La première visite au cybercafé n’est guère concluante. Je retrouve sur ma boite mail les dossiers que j’avais laissés à Paris et que ma fille m’a adressés, mais impossible de les télécharger sur ma clef. La connexion est effroyablement lente. Ce type de difficulté technique est monnaie fréquente en Afrique, où tout existe bel et bien, mais où rien ne fonctionne parfaitement. Il en va de même dans les maisons avec l’eau et l’électricité, avec les téléphones portables qui ne captent pas les réseaux… Il faut de la patience et de la philosophie, et c’est déjà une première leçon, nous qui sommes tellement habitués aux prouesses techniques que nous ne les voyons même plus.
Pressentant l’arrivée de trois mois de féculents et de bière, qui ne sauraient être acceptables compte tenu de ma ligne, nous nous mettons à la recherche de légumes et d’ingrédients pour faire des salades. L’occasion de se rendre dans les supermarchés… Il n’existe qu’une seule grande surface, mais elle est plus ou moins fermée. Les boutiques n’ont pas toujours ce que l’on recherche, même des produits élémentaires comme du sel. De nombreux marchands ambulants vendent dans les rues des petites quantités d’oignons ou de tomates, ou de choses improbables. Ici n’existe pas la grande distribution apparemment comme j’ai pu la voir dans les grandes villes d’Afrique Australe.
Cette recherche est l’occasion de s’imprégner de cette ville. Cotonou grouille sous une chaleur humide. Ses maisons en béton basses ne sont souvent pas terminées, laissant sans doute ainsi la possibilité de les rehausser au gré de l’agrandissement de la famille. Elles ne sont la plupart du temps pas peintes. Parfois une d’entre elles surprend, avec sa peinture pimpante et son style un peu pompeux. Sans doute quelqu’un de riche.


La mer est là, à quelques kilomètres, avec son Atlantique fougueux, mais il n’est pas évident d’en sentir l’influence. L’influence de la lagune qui coupe la ville en deux est plus nette : moiteur et lourdeur de l’atmosphère. Il ne doit pas être facile de vivre tous les jours à Cotonou, d’y travailler, d’y habiter.

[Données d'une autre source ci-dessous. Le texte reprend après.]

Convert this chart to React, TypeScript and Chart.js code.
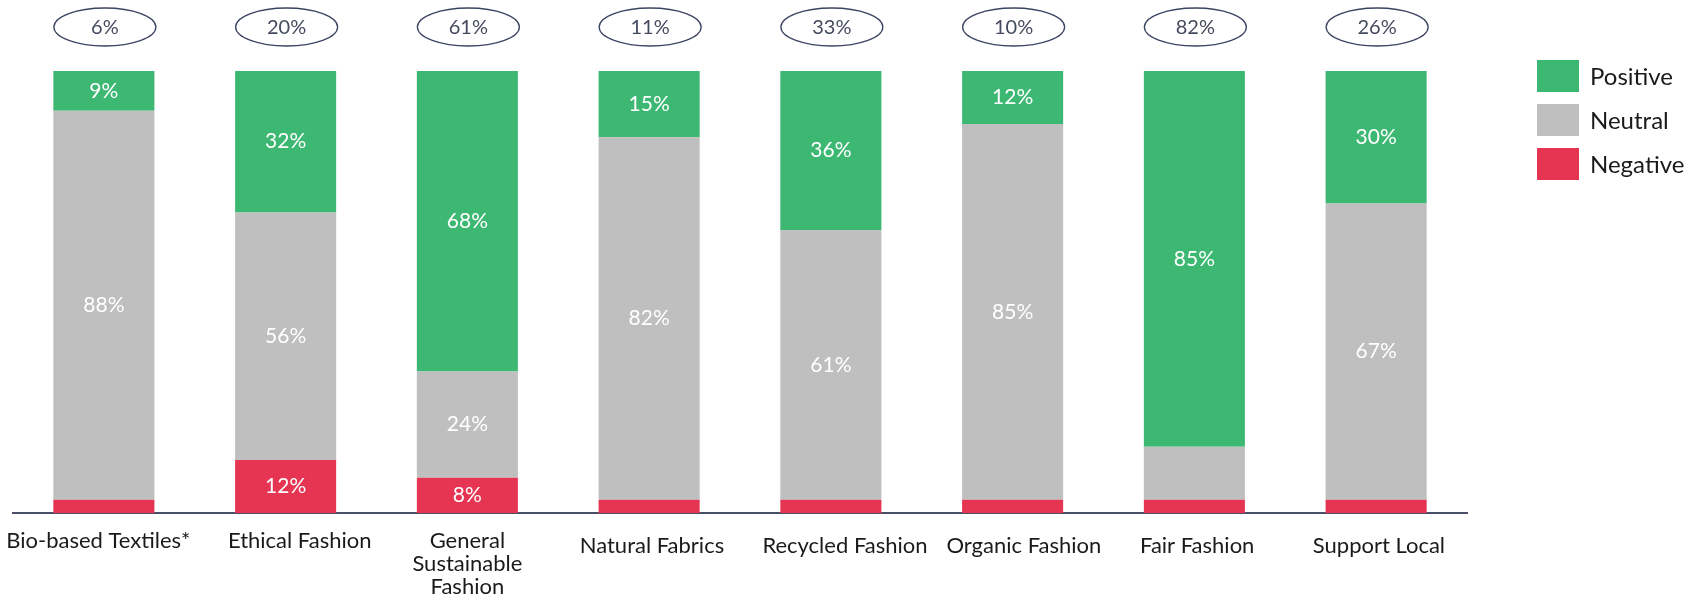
import React, { useEffect, useRef } from "react";
import { Chart, registerables } from "chart.js";

Chart.register(...registerables);

const categories: (string | string[])[] = [
  "Bio-based Textiles*",
  "Ethical Fashion",
  ["General", "Sustainable", "Fashion"],
  "Natural Fabrics",
  "Recycled Fashion",
  "Organic Fashion",
  "Fair Fashion",
  "Support Local",
];
const categoryKeys = [
  "Bio-based Textiles*",
  "Ethical Fashion",
  "General Sustainable Fashion",
  "Natural Fabrics",
  "Recycled Fashion",
  "Organic Fashion",
  "Fair Fashion",
  "Support Local",
];

const positive = [9, 32, 68, 15, 36, 12, 85, 30];
const neutral = [88, 56, 24, 82, 61, 85, 12, 67];
const negative = [3, 12, 8, 3, 3, 3, 3, 3];
const shareOfVoice = [6, 20, 61, 11, 33, 10, 82, 26];

// segments that carry no value label in the reference
const unlabeled: [string, string][] = [["Neutral", "Fair Fashion"]];
const minLabelValue = 5;

// styling: small horizontal nudges of the tick labels (in spaces, + = right) and their line heights
const tickNudge = [-2, 5, 0, 1, 5, 4, 1, 1];
const tickLineHeight = [23, 23, 23, 33, 33, 33, 33, 33];

const GREEN = "#3db873";
const GRAY = "#bfbfbf";
const RED = "#e63453";
const FONT = "Lato, 'Noto Sans', sans-serif";

function nudge(label: string | string[], n: number): string | string[] {
  if (Array.isArray(label) || n === 0) return label;
  const pad = " ".repeat(Math.abs(n));
  return n > 0 ? pad + label : label + pad;
}

export default function App() {
  const ref = useRef<HTMLCanvasElement | null>(null);

  useEffect(() => {
    if (!ref.current) return;

    const valueLabels = {
      id: "valueLabels",
      afterDatasetsDraw(chart: any) {
        const ctx = chart.ctx;
        ctx.save();
        ctx.font = `21px ${FONT}`;
        ctx.fillStyle = "#ffffff";
        ctx.textAlign = "center";
        ctx.textBaseline = "middle";
        chart.data.datasets.forEach((ds: any, di: number) => {
          const meta = chart.getDatasetMeta(di);
          meta.data.forEach((el: any, i: number) => {
            const v = ds.data[i];
            if (v < minLabelValue) return;
            if (unlabeled.some(([d, c]) => d === ds.label && c === categoryKeys[i])) return;
            ctx.fillText(`${v}%`, el.x, (el.y + el.base) / 2);
          });
        });
        ctx.restore();
      },
    };

    const topBubbles = {
      id: "topBubbles",
      afterDraw(chart: any) {
        const ctx = chart.ctx;
        const xs = chart.scales.x;
        ctx.save();
        shareOfVoice.forEach((v, i) => {
          const x = xs.getPixelForValue(i) + 1;
          const y = 27;
          ctx.beginPath();
          ctx.ellipse(x, y, 51, 19, 0, 0, Math.PI * 2);
          ctx.lineWidth = 1.3;
          ctx.strokeStyle = "#3b4462";
          ctx.stroke();
          ctx.font = `20px ${FONT}`;
          ctx.fillStyle = "#444b5f";
          ctx.textAlign = "center";
          ctx.textBaseline = "middle";
          ctx.fillText(`${v}%`, x, y + 1);
        });
        ctx.restore();
      },
    };

    const sideLegend = {
      id: "sideLegend",
      afterDraw(chart: any) {
        const ctx = chart.ctx;
        const items = [...chart.data.datasets].reverse();
        ctx.save();
        items.forEach((ds: any, i: number) => {
          const y = 60 + i * 44;
          ctx.fillStyle = ds.backgroundColor;
          ctx.fillRect(1537, y, 42, 32);
          ctx.font = `24px ${FONT}`;
          ctx.fillStyle = "#1a1a1a";
          ctx.textAlign = "left";
          ctx.textBaseline = "middle";
          ctx.fillText(ds.label, 1590, y + 17);
        });
        ctx.restore();
      },
    };

    const chart = new Chart(ref.current, {
      type: "bar",
      data: {
        labels: categories,
        datasets: [
          { label: "Negative", data: negative, backgroundColor: RED },
          { label: "Neutral", data: neutral, backgroundColor: GRAY },
          { label: "Positive", data: positive, backgroundColor: GREEN },
        ],
      },
      options: {
        responsive: false,
        animation: false,
        devicePixelRatio: 1,
        layout: { padding: { top: 71, left: 13, right: 229, bottom: 0 } },
        datasets: { bar: { categoryPercentage: 1, barPercentage: 0.556, borderWidth: 0 } },
        plugins: { legend: { display: false }, tooltip: { enabled: false } },
        scales: {
          x: {
            stacked: true,
            grid: { display: false, drawTicks: false },
            border: { display: true, color: "#4a5068", width: 2 },
            ticks: {
              color: "#1a1a1a",
              callback: (_v: any, i: number) => nudge(categories[i], tickNudge[i]),
              font: (c: any) => ({
                family: FONT,
                size: 22,
                lineHeight: `${tickLineHeight[c.index] ?? 23}px`,
              }),
              padding: 16,
              maxRotation: 0,
              autoSkip: false,
            },
            afterFit: (scale: any) => {
              scale.height = 84;
              scale.paddingLeft = 0;
              scale.paddingRight = 0;
            },
          },
          y: { stacked: true, display: false, min: 0, max: 100 },
        },
      },
      plugins: [valueLabels, topBubbles, sideLegend],
    });

    return () => chart.destroy();
  }, []);

  return (
    <div style={{ position: "absolute", left: 0, top: 0, width: 1696, height: 597, background: "#fff" }}>
      <canvas ref={ref} width={1696} height={597} />
    </div>
  );
}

Le soir me permet une balade au marché artisanal, toujours accompagnée de mes nombreux gardes du corps qui ne me quittent pas d’une semelle ! Je ne résiste pas à la tentation d’un boubou béninois bleu qui ravit mes amis scrabbleurs ! Ces amis, amis d’amis, et représentants de la fédération béninoise, se retrouvent à la maison pour une réunion et une partie de Scrabble. Je fais à la va-vite une salade de tomates avec le peu que j’ai et que nous grignoterons comme nous le pouvons, sans assiettes pour tous, sans couverts non plus. Il est plus de minuit quand nous nous séparons.